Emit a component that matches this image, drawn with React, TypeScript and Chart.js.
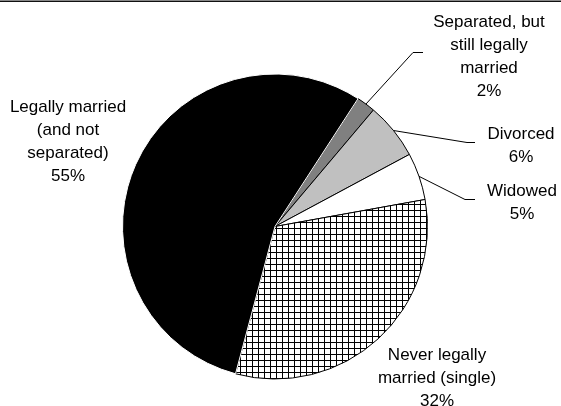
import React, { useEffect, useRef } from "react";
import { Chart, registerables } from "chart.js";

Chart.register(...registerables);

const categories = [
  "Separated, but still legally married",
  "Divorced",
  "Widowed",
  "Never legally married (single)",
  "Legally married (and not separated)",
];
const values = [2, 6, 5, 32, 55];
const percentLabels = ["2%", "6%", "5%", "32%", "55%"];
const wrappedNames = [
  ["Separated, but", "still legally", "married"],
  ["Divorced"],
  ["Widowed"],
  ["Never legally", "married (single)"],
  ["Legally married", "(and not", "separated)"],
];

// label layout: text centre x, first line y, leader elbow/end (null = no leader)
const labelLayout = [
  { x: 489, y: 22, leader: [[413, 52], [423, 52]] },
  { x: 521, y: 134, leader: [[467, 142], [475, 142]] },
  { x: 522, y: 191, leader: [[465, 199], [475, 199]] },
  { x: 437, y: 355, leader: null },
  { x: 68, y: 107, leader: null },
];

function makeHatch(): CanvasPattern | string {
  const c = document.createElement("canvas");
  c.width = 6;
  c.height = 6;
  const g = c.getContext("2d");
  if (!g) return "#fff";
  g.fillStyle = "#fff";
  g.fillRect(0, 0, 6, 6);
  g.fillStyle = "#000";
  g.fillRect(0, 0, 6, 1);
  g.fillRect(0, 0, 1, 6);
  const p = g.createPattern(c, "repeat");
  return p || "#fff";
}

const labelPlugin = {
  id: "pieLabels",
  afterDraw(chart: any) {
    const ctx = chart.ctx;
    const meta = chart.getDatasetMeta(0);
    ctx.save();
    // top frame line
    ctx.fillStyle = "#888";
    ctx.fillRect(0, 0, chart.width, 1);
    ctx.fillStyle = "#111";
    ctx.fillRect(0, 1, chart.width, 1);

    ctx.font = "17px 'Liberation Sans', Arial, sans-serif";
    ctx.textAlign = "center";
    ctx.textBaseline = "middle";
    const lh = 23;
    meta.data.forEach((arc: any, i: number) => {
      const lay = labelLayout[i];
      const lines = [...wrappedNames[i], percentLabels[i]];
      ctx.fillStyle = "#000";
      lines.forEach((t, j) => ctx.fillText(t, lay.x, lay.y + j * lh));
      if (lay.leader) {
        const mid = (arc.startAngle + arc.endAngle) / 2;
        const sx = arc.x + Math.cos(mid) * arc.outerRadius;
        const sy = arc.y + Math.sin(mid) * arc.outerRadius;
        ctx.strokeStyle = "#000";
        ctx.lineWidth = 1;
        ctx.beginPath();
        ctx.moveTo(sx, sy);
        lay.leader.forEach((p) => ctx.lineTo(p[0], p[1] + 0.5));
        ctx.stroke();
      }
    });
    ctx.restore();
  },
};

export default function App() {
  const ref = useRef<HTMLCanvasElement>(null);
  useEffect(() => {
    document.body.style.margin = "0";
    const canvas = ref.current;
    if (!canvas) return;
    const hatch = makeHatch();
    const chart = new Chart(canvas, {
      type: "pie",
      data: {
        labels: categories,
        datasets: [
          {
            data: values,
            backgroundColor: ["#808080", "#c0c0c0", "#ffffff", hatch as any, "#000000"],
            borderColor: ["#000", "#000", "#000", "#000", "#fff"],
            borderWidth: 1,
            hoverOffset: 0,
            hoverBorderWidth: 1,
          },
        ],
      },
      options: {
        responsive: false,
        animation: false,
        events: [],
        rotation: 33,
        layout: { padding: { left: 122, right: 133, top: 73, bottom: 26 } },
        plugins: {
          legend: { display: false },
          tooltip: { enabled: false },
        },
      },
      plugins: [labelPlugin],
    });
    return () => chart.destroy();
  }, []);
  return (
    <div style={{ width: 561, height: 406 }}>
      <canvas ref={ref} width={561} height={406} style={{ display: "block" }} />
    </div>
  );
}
◇ ◇ ◇ ◇
WORK INSTRUCTIONS: Extract, word for word, each line from the top of the data down to and including the line with "Chart.register(...registerables);"; skip the pictures.

WRITTEN RESPONSE:
Emit a component that matches this image, drawn with React, TypeScript and Chart.js.
import React, { useEffect, useRef } from "react";
import { Chart, registerables } from "chart.js";

Chart.register(...registerables);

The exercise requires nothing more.